To critique or not to critique…

To be fair, I think we must define a few words.  When you look up the meaning of “critique”, the first definition is “to criticize”.  Now, I don’t know about you, but when I was growing up and someone criticized me, I was left in tears.  It’s one of those words that has so many negative emotions associated with it.   The very next definition is one that I like: “to consider the merits and demerits and judge accordingly”.    The definition of “merits” is “praiseworthy quality; character or conduct deserving reward; achievement; individual significance or justification”.  Obviously, “demerits” is the opposite of “merits”.

The key phrase to me is “judge accordingly’.  If your toddler brings you a crayon drawing she has done of a horse running around in front of your house, you don’t tell her the house is crooked and she didn’t centre it in the page.  Instead, you sit with her and draw and you talk about what you are doing in your very best little girl voice.  She is a sponge and she will soak up every bit of what you tell her.  I think it is important to look at the subject matter and the artist’s level of experience before making any judgment.  But, first and foremost, be kind.  Highlight the positive, make suggestions and choose your words carefully.  I think most people will feel attacked if you start any comment with phrases like “you shouldn’t have” or “it would be better if”.   And remember, the written word can be misunderstood.  I could say something in jest, but since you aren’t hearing the voice in my head, it could be taken completely wrong.  (the voices in my head will be discussed in another segment).

Now, let me clarify that I feel that I am by no means anyone in a position to analyze any one else’s work based on any “photography rules”.  I think I break most of those rules myself.  But I do know what I like and what I don’t like.  Let’s say you post a photo that features the close up view of a tarantula’s face.  You have it centred perfectly in the frame, every hair on its itsy bitsy head can be seen and counted, and your reflection is visible in each and every one of it little black beady eyes.  It’s an awesome shot!  But the best thing I can say is “eeeeeeewwwwww”.  Now is that a helpful critique?  No, but it is useful to know that I don’t like spiders just in case you don’t want me hanging out with you.  My sister had a book she got out when she decided she wanted me out of her room.  It featured a spider centerfold!

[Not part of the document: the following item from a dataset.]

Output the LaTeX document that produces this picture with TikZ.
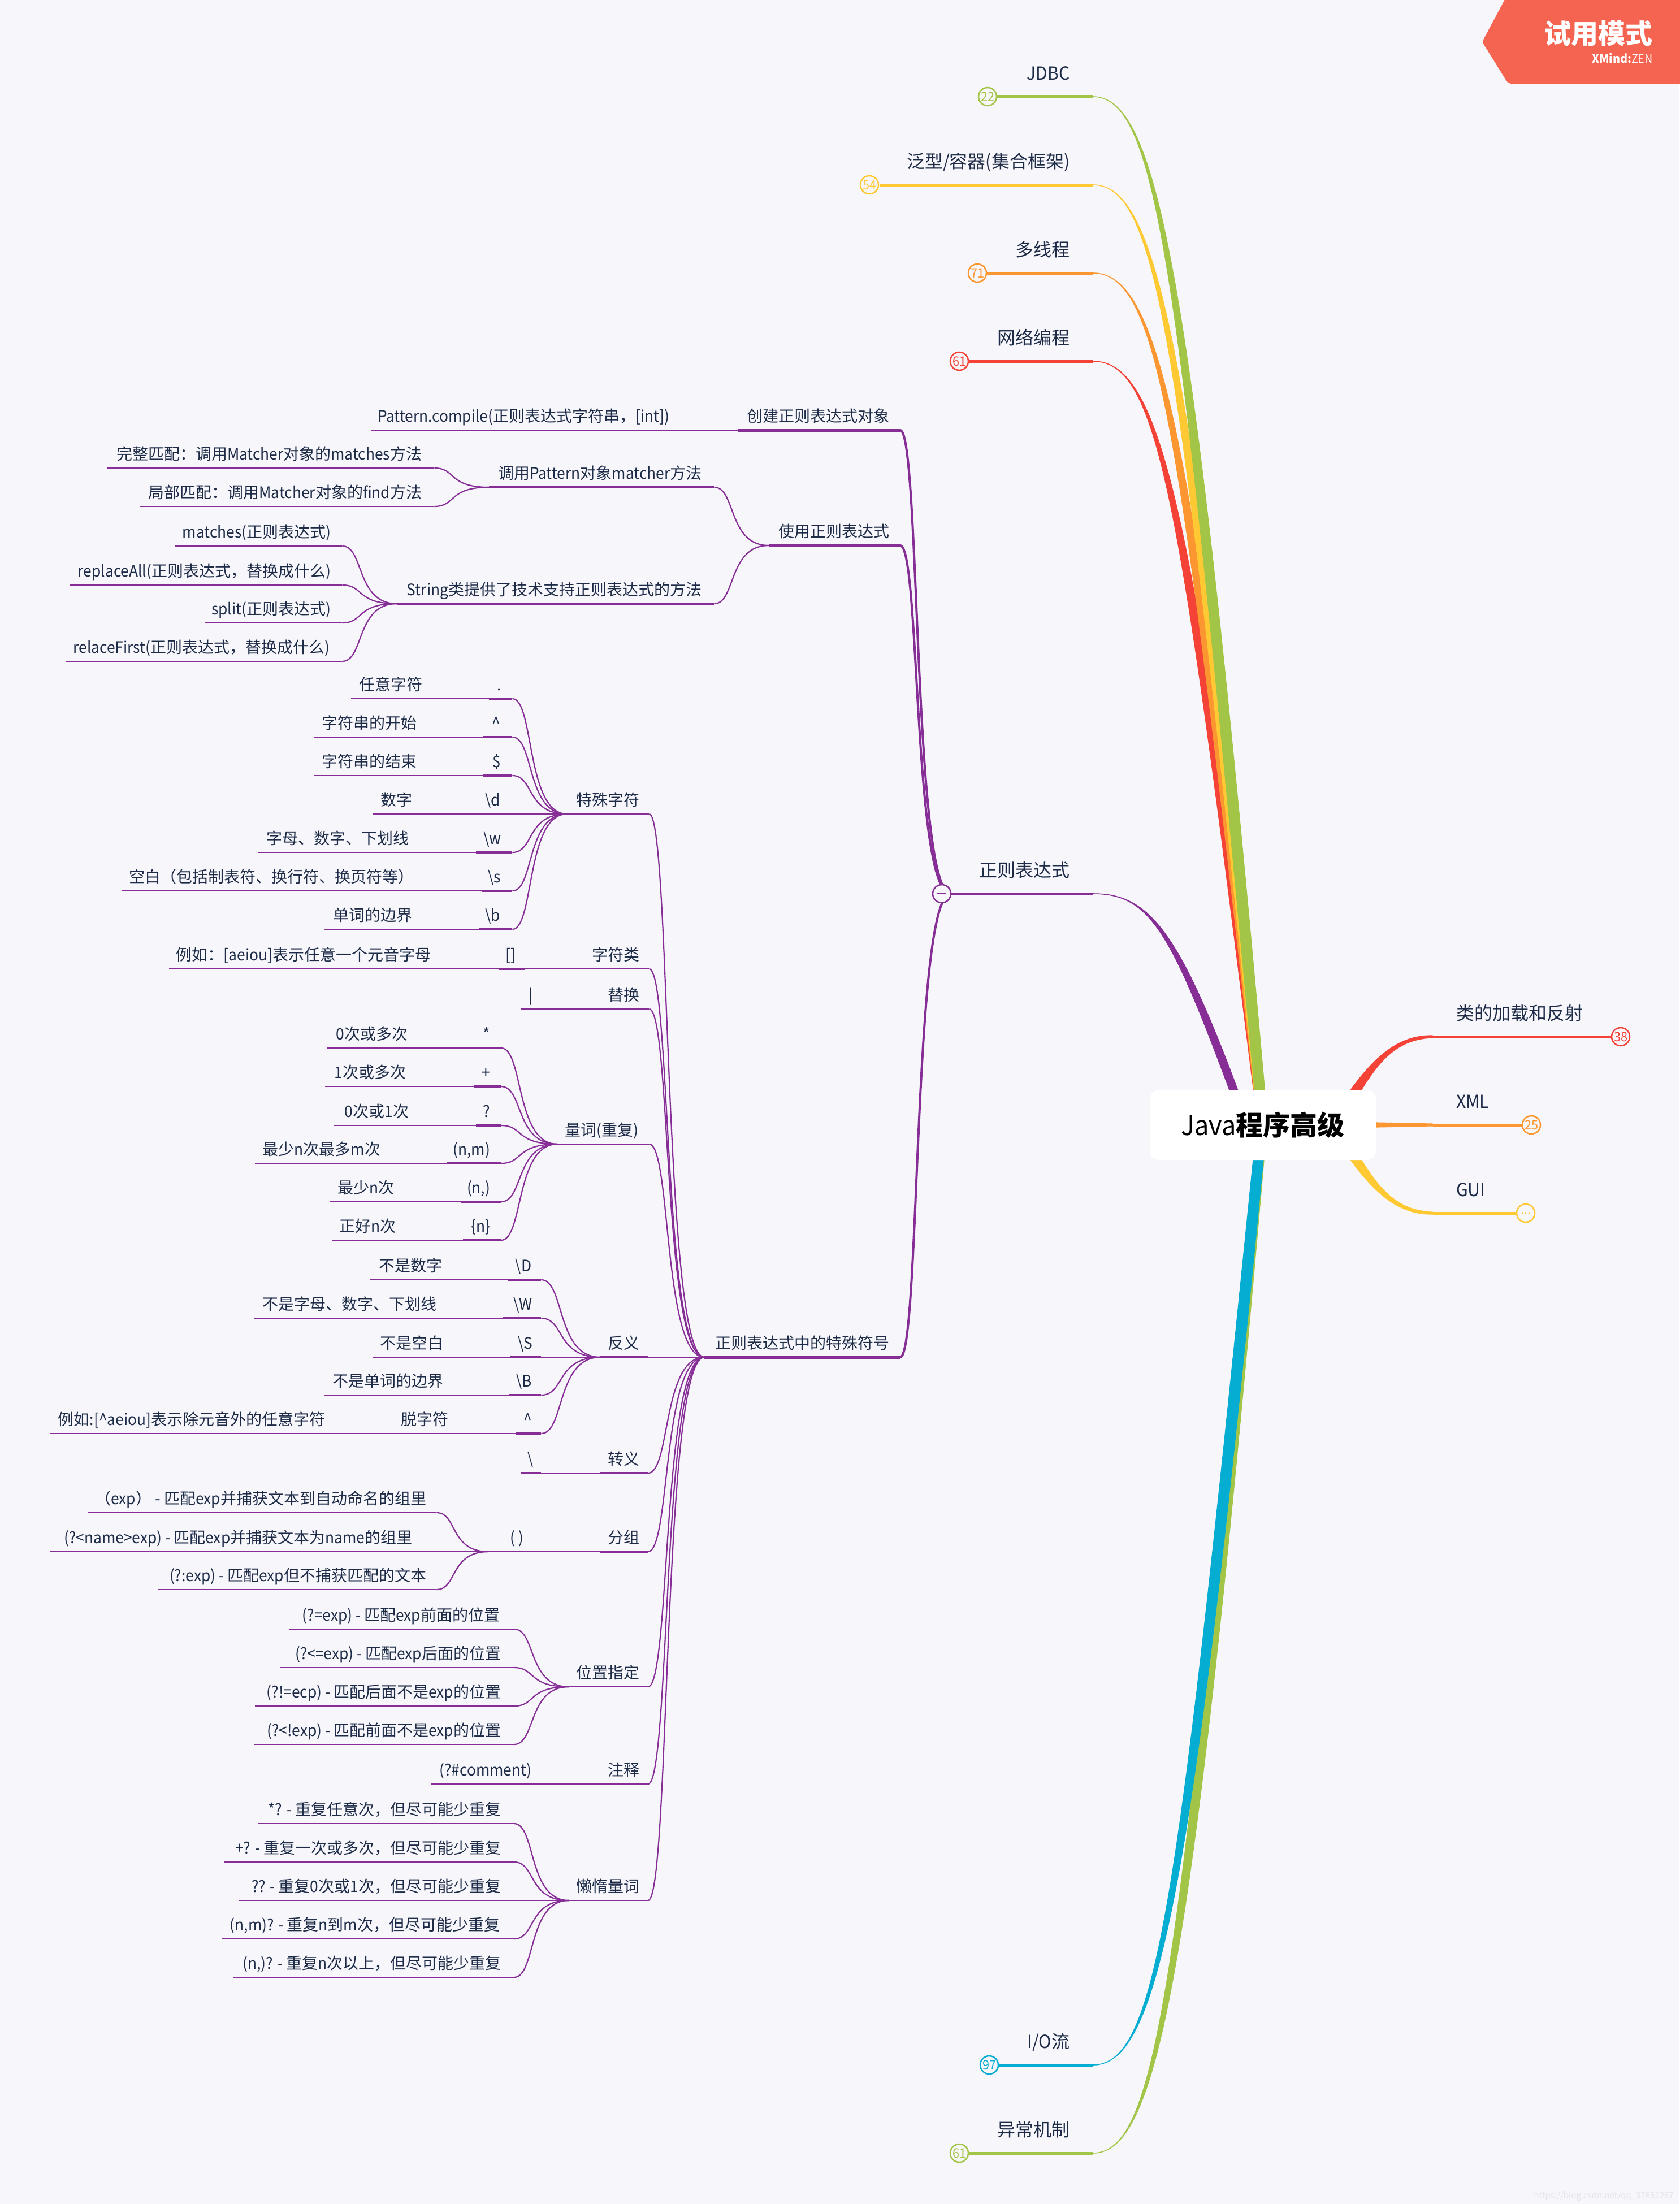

OK, all kidding aside, I feel that a photograph should tell a story when we look at it and the best way to approach a critique is to determine what the story is and ask the question, “Could it have been told any differently?”.  Our goal should be to support one another and help each other grow.

For a more technical answer to how to critique, link to


3 Replies to “To critique or not to critique…”

  1. nicely said dear, there are alot of people who think that the amount of money spent on equipment means something, (well it does if you what to do with it) but just having the means and a cold shot will not make it… sorry, a great shot and a beautiful picture from any camera is a beautiful picture if we all have the idea of what is real.

    Date: Sat, 13 Oct 2012 22:54:06 +0000 To:

  2. Nice post Andrea! I absolutely agree with the “support one another” approach in photography. Sometimes I think there’s too much negativity floating around in photography circles (mainly online or in photography forums). I think it’s healthy to take a break from hearing other people’s feedback and to look inward. If what you are doing or your approach to photography makes you happy, then it shouldn’t matter what other people think. Keep up the great work!

    1. Thanks Steve. I think there are times when the best comment that can be made is just simply “pretty”, or “beautiful”. When I look at photos, I don’t look at every little pixel and pick it a part, I just look at how it makes me feel. Sometimes simple is best.